Die Folgen könnten aber weit über die Energiemärkte hinausreichen, weil die Sanktionen auf das weltweite Finanzsystem destabilisierend wirken, durch den Entzug von mehr als 400 Mrd. Dollar an Währungsreserven und den Ausschluss eines größeren Teils der russischen Banken vom internationalen Zahlungssystem Swift. Dies ist vor dem Hintergrund zu sehen, dass die weltweite Finanzindustrie wegen der allerorten enormen Verschuldung ein hohes Leverage aufweist und das weltweite Finanzsystem derzeit mit hohem Tempo umgebaut wird, da sich wichtige Länder wie China und Indien rasch vom Dollar als Handelswährung trennen und sich aus dem Einflussbereich des Westens entfernen wollen – was für zusätzliche Instabilität während der Transformation sorgt.

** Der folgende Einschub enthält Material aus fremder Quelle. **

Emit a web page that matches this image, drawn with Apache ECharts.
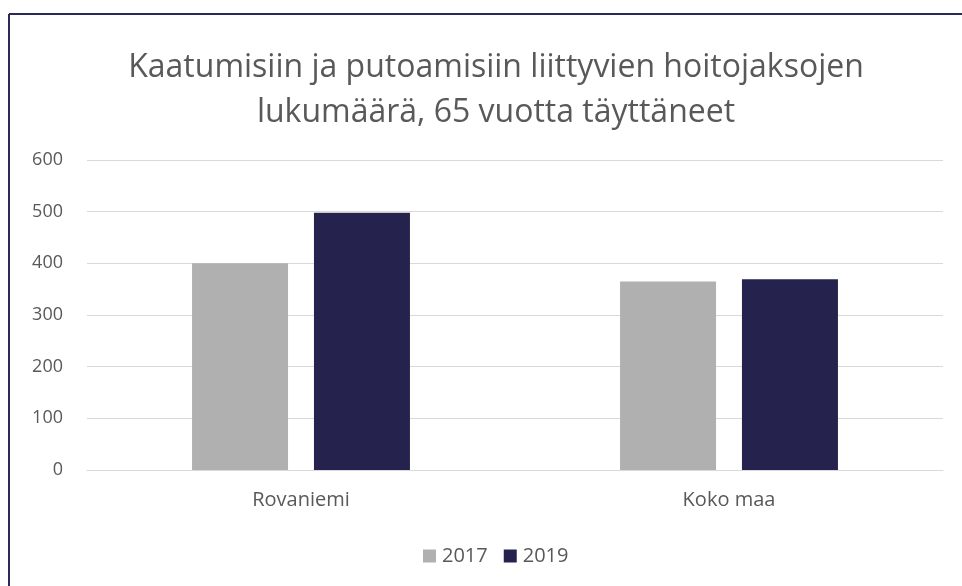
<!DOCTYPE html>
<html>
<head>
<meta charset="utf-8">
<script src="https://cdn.jsdelivr.net/npm/echarts@6/dist/echarts.min.js"></script>
<style>
  html, body { margin: 0; padding: 0; background: #fff; }
  #chart { width: 962px; height: 586px; }
</style>
</head>
<body>
<div id="chart"></div>
<script>
const categories = ['Rovaniemi', 'Koko maa']
const years = ['2017', '2019']
const values2017 = [400, 365]
const values2019 = [498, 369]
const yTicks = { min: 0, max: 600, interval: 100 }

const textColor = '#595959'
const font = 'Open Sans'

const chart = echarts.init(document.getElementById('chart'))

const option = {
  backgroundColor: '#fff',
  animation: false,
  title: {
    text: 'Kaatumisiin ja putoamisiin liittyvien hoitojaksojen\nlukumäärä, 65 vuotta täyttäneet',
    left: 491,
    top: 40,
    textAlign: 'center',
    textStyle: {
      fontFamily: font,
      fontWeight: 'normal',
      fontSize: 32,
      lineHeight: 45,
      color: textColor
    }
  },
  // frame lines, top and left edges
  graphic: [
    { type: 'line', shape: { x1: 9, y1: 14, x2: 962, y2: 14 }, style: { stroke: '#2b2a57', lineWidth: 2 } },
    { type: 'line', shape: { x1: 9, y1: 14, x2: 9, y2: 586 }, style: { stroke: '#2b2a57', lineWidth: 2 } }
  ],
  legend: {
    data: years,
    left: 418,
    top: 541,
    itemWidth: 13,
    itemHeight: 13,
    itemGap: 16,
    icon: 'rect',
    textStyle: { fontFamily: font, fontSize: 20, color: textColor, padding: [0, 0, 0, 1] }
  },
  grid: { left: 87, right: 19, top: 160, bottom: 116 },
  xAxis: {
    type: 'category',
    data: categories,
    axisLine: { lineStyle: { color: '#d9d9d9' } },
    axisTick: { show: false },
    axisLabel: { margin: 20, fontFamily: font, fontSize: 20, color: textColor }
  },
  yAxis: {
    type: 'value',
    min: yTicks.min,
    max: yTicks.max,
    interval: yTicks.interval,
    axisLine: { show: false },
    axisTick: { show: false },
    splitLine: { lineStyle: { color: '#d9d9d9' } },
    axisLabel: { margin: 24, fontFamily: font, fontSize: 18, color: textColor }
  },
  series: [
    {
      name: '2017',
      type: 'bar',
      data: values2017,
      barWidth: 96,
      barGap: '27%',
      itemStyle: { color: '#b0b0b0' }
    },
    {
      name: '2019',
      type: 'bar',
      data: values2019,
      barWidth: 96,
      itemStyle: { color: '#25224e' }
    }
  ]
}

chart.setOption(option)
</script>
</body>
</html>
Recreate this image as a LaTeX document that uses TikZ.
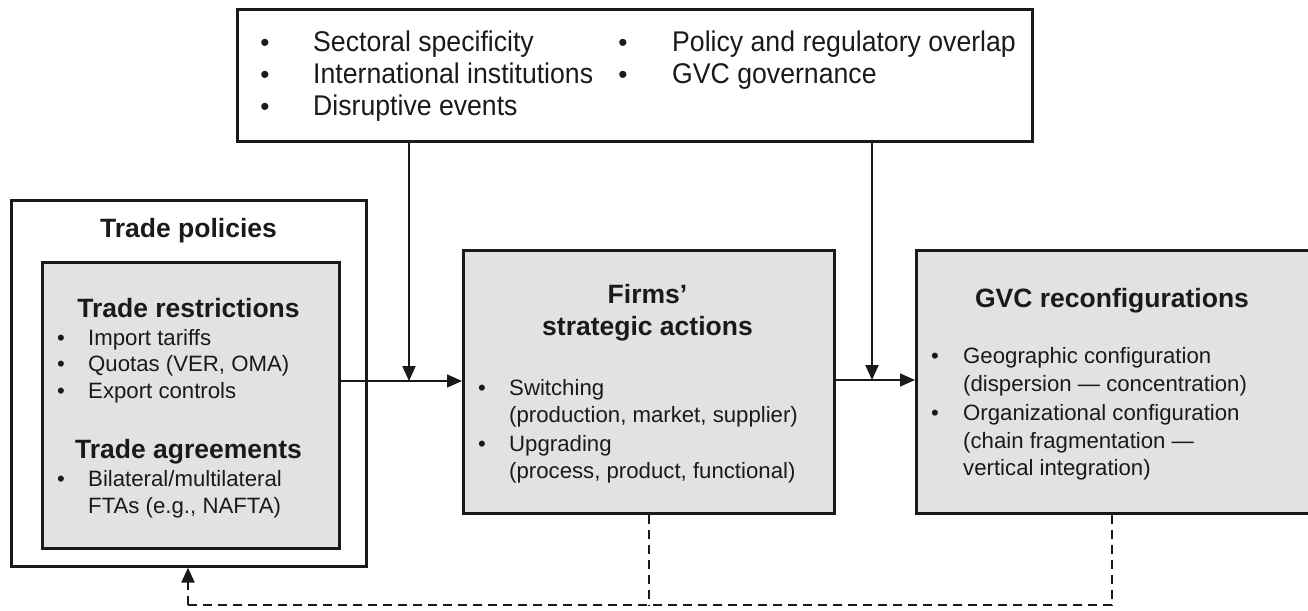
\documentclass[tikz,border=0pt]{standalone}
\usepackage{fontspec}
\setmainfont{Liberation Sans}
\newfontfamily\topfont[FakeStretch=0.935]{Liberation Sans}
\usetikzlibrary{arrows.meta}
\definecolor{boxgrey}{HTML}{E2E2E2}
\definecolor{edgegrey}{HTML}{1A1A1A}
\begin{document}
\begin{tikzpicture}[x=1pt,y=-1pt,
  frame/.style={draw=edgegrey, line width=2.6pt, anchor=north west, inner sep=0pt},
  greybox/.style={frame, fill=boxgrey},
  body/.style={anchor=base west, inner sep=0pt, text=edgegrey, font=\fontsize{22.2}{26}\selectfont},
  topt/.style={anchor=base west, inner sep=0pt, text=edgegrey, font=\topfont\fontsize{28.5}{30}\selectfont},
  bul/.style={anchor=base, inner sep=0pt, text=edgegrey, font=\fontsize{22.2}{26}\selectfont},
  topbul/.style={anchor=base, inner sep=0pt, text=edgegrey, font=\fontsize{26}{30}\selectfont},
  title/.style={anchor=base, inner sep=0pt, text=edgegrey, font=\bfseries\fontsize{26.5}{30}\selectfont},
  conn/.style={draw=edgegrey, line width=1.5pt},
  vconn/.style={draw=edgegrey, line width=2pt},
  tip/.style={-{Triangle[length=15pt,width=13pt]}},
  fb/.style={draw=edgegrey, line width=2.2pt, dash pattern=on 9pt off 6pt}
]
\useasboundingbox (0,0) rectangle (1308,610);

% boxes
\node[frame, minimum width=795pt, minimum height=132pt] (top) at (236,8) {};
\node[frame, minimum width=355pt, minimum height=366pt] (outer) at (10,199) {};
\node[greybox, minimum width=297pt, minimum height=286pt] (inner) at (41,261) {};
\node[greybox, minimum width=371pt, minimum height=263pt] (firms) at (462,249) {};
\node[greybox, minimum width=398pt, minimum height=263pt] (gvc) at (915,249) {};

% top box text
\node[topbul] (tb1) at (265,52) {•};
\node[topt] (tt1) at (313,52) {Sectoral specificity};
\node[topbul] (tb2) at (265,83.5) {•};
\node[topt] (tt2) at (313,83.5) {International institutions};
\node[topbul] (tb3) at (265,115) {•};
\node[topt] (tt3) at (313,115) {Disruptive events};
\node[topbul] (tb4) at (623,52) {•};
\node[topt] (tt4) at (672,52) {Policy and regulatory overlap};
\node[topbul] (tb5) at (623,83.5) {•};
\node[topt] (tt5) at (672,83.5) {GVC governance};

% trade policies
\node[title] (tp) at (188.5,237) {Trade policies};
\node[title] (tr) at (188.5,317) {Trade restrictions};
\node[bul] (rb1) at (61,345) {•};
\node[body] (rt1) at (88,345) {Import tariffs};
\node[bul] (rb2) at (61,371.5) {•};
\node[body] (rt2) at (88,371.5) {Quotas (VER, OMA)};
\node[bul] (rb3) at (61,398) {•};
\node[body] (rt3) at (88,398) {Export controls};
\node[title] (ta) at (188.5,458) {Trade agreements};
\node[bul] (ab1) at (61,486) {•};
\node[body] (at1) at (88,486) {Bilateral/multilateral};
\node[body] (at2) at (88,513) {FTAs (e.g., NAFTA)};

% firms
\node[title] (f1) at (647.5,303) {Firms’};
\node[title] (f2) at (647.5,335) {strategic actions};
\node[bul] (fb1) at (482,395) {•};
\node[body] (ft1) at (509,395) {Switching};
\node[body] (ft2) at (509,422.5) {(production, market, supplier)};
\node[bul] (fb2) at (482,451) {•};
\node[body] (ft3) at (509,451) {Upgrading};
\node[body] (ft4) at (509,478.5) {(process, product, functional)};

% GVC
\node[title] (g0) at (1112,307) {GVC reconfigurations};
\node[bul] (gb1) at (935,363) {•};
\node[body] (gt1) at (963,363) {Geographic configuration};
\node[body] (gt2) at (963,391.5) {(dispersion — concentration)};
\node[bul] (gb2) at (935,420) {•};
\node[body] (gt3) at (963,420) {Organizational configuration};
\node[body] (gt4) at (963,448) {(chain fragmentation —};
\node[body] (gt5) at (963,475.5) {vertical integration)};

% connectors
\coordinate (j1) at (409,381);
\coordinate (j2) at (872,380);
\coordinate (fbl) at (188,605);
\draw[conn, tip] (inner.east |- j1) -- (firms.west |- j1);
\draw[vconn, tip] (top.south -| j1) -- (j1);
\draw[conn, tip] (firms.east |- j2) -- (gvc.west |- j2);
\draw[vconn, tip] (top.south -| j2) -- (j2);
\draw[fb] (gvc.south -| g0) -- (g0 |- fbl) -- (fbl);
\draw[fb] (firms.south) -- (firms.south |- fbl);
\draw[fb, tip] (fbl) -- (outer.south -| fbl);
\end{tikzpicture}
\end{document}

Was das weltweite Angebot und damit das Preisniveau von Energieträgern betrifft, so gibt es neben neuen Sanktionen weitere Gefahren, beispielsweise in Gestalt von Angriffen der jemenitischen Huthi-Milizen auf die saudi-arabische Ölinfrastruktur oder eines Scheiterns der amerikanisch-iranischen Verhandlungen. Vor allem aber ist fast mit Gewissheit davon auszugehen, das Russland zum Mittel der Gegensanktionen greifen wird. Diese werden aller Voraussicht nach geschickt eingesetzt, wie der jüngste russische Schachzug der Umstellung der Bezahlung für russische Gaslieferungen vom Euro auf den Rubel erwarten lässt: Verweigern die europäischen Regierungen die mit der Umstellung verbundene Aufgabe eigener Sanktionen, schneiden sie sich quasi selbst vom Gas ab.

Wenn sich diese Gefahren manifestieren, könnte der Ukraine-Krieg nicht nur als eine große europäische Tragödie in die Geschichte eingehen. Er könnte auch zum Auslöser der nächsten großen Weltfinanzkrise werden.